__Task description__. Transcribe all of the material exactly. Any picture in it should be left out.

__Provided material__.
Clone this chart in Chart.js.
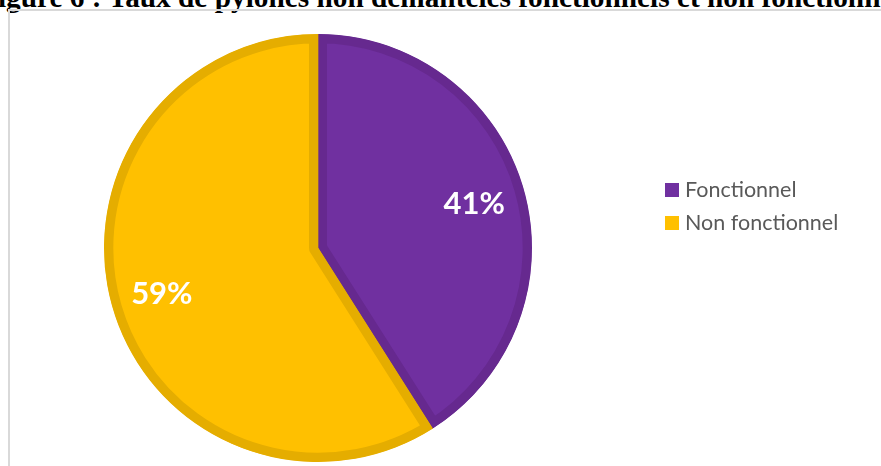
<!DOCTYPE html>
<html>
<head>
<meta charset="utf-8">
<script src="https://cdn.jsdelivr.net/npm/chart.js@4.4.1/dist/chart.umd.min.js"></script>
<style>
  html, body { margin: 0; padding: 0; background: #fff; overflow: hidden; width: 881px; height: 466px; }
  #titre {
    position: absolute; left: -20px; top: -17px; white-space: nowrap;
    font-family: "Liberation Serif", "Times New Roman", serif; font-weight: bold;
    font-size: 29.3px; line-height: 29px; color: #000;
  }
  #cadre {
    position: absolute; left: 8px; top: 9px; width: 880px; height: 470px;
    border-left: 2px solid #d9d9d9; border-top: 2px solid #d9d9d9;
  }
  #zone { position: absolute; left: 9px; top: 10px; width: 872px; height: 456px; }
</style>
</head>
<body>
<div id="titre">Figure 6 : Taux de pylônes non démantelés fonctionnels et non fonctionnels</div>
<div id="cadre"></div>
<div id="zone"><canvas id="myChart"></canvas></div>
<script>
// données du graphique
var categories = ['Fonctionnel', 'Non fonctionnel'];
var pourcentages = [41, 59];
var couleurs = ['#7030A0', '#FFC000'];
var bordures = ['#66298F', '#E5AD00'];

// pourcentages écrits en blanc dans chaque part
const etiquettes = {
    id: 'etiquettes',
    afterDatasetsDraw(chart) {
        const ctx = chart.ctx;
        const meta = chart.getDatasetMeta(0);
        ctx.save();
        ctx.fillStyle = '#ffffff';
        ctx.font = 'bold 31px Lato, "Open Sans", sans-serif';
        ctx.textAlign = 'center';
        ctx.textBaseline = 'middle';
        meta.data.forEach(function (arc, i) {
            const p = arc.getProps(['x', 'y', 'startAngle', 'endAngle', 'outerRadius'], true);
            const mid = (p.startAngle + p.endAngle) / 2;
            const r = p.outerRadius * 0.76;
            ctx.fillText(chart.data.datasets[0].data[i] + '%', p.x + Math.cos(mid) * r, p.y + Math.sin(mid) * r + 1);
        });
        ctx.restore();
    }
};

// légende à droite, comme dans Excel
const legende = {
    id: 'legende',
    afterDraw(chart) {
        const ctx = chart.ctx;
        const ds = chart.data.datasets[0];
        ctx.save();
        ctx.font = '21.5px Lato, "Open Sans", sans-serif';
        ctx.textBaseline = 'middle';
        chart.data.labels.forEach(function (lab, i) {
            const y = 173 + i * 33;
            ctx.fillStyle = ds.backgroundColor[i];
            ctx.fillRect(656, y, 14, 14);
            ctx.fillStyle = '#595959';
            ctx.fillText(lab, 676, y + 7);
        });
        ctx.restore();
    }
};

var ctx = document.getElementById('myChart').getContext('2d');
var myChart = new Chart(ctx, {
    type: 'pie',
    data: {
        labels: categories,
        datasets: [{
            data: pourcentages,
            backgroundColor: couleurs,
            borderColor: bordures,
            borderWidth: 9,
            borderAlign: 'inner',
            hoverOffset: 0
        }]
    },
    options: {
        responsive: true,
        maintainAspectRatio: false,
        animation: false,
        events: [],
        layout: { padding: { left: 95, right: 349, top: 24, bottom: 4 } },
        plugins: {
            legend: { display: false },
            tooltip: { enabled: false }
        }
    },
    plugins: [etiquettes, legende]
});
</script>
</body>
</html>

__Answer to this task__.
Clone this chart in Chart.js.
<!DOCTYPE html>
<html>
<head>
<meta charset="utf-8">
<script src="https://cdn.jsdelivr.net/npm/chart.js@4.4.1/dist/chart.umd.min.js"></script>
<style>
  html, body { margin: 0; padding: 0; background: #fff; overflow: hidden; width: 881px; height: 466px; }
  #titre {
    position: absolute; left: -20px; top: -17px; white-space: nowrap;
    font-family: "Liberation Serif", "Times New Roman", serif; font-weight: bold;
    font-size: 29.3px; line-height: 29px; color: #000;
  }
  #cadre {
    position: absolute; left: 8px; top: 9px; width: 880px; height: 470px;
    border-left: 2px solid #d9d9d9; border-top: 2px solid #d9d9d9;
  }
  #zone { position: absolute; left: 9px; top: 10px; width: 872px; height: 456px; }
</style>
</head>
<body>
<div id="titre">Figure 6 : Taux de pylônes non démantelés fonctionnels et non fonctionnels</div>
<div id="cadre"></div>
<div id="zone"><canvas id="myChart"></canvas></div>
<script>
// données du graphique
var categories = ['Fonctionnel', 'Non fonctionnel'];
var pourcentages = [41, 59];
var couleurs = ['#7030A0', '#FFC000'];
var bordures = ['#66298F', '#E5AD00'];

// pourcentages écrits en blanc dans chaque part
const etiquettes = {
    id: 'etiquettes',
    afterDatasetsDraw(chart) {
        const ctx = chart.ctx;
        const meta = chart.getDatasetMeta(0);
        ctx.save();
        ctx.fillStyle = '#ffffff';
        ctx.font = 'bold 31px Lato, "Open Sans", sans-serif';
        ctx.textAlign = 'center';
        ctx.textBaseline = 'middle';
        meta.data.forEach(function (arc, i) {
            const p = arc.getProps(['x', 'y', 'startAngle', 'endAngle', 'outerRadius'], true);
            const mid = (p.startAngle + p.endAngle) / 2;
            const r = p.outerRadius * 0.76;
            ctx.fillText(chart.data.datasets[0].data[i] + '%', p.x + Math.cos(mid) * r, p.y + Math.sin(mid) * r + 1);
        });
        ctx.restore();
    }
};

// légende à droite, comme dans Excel
const legende = {
    id: 'legende',
    afterDraw(chart) {
        const ctx = chart.ctx;
        const ds = chart.data.datasets[0];
        ctx.save();
        ctx.font = '21.5px Lato, "Open Sans", sans-serif';
        ctx.textBaseline = 'middle';
        chart.data.labels.forEach(function (lab, i) {
            const y = 173 + i * 33;
            ctx.fillStyle = ds.backgroundColor[i];
            ctx.fillRect(656, y, 14, 14);
            ctx.fillStyle = '#595959';
            ctx.fillText(lab, 676, y + 7);
        });
        ctx.restore();
    }
};

var ctx = document.getElementById('myChart').getContext('2d');
var myChart = new Chart(ctx, {
    type: 'pie',
    data: {
        labels: categories,
        datasets: [{
            data: pourcentages,
            backgroundColor: couleurs,
            borderColor: bordures,
            borderWidth: 9,
            borderAlign: 'inner',
            hoverOffset: 0
        }]
    },
    options: {
        responsive: true,
        maintainAspectRatio: false,
        animation: false,
        events: [],
        layout: { padding: { left: 95, right: 349, top: 24, bottom: 4 } },
        plugins: {
            legend: { display: false },
            tooltip: { enabled: false }
        }
    },
    plugins: [etiquettes, legende]
});
</script>
</body>
</html>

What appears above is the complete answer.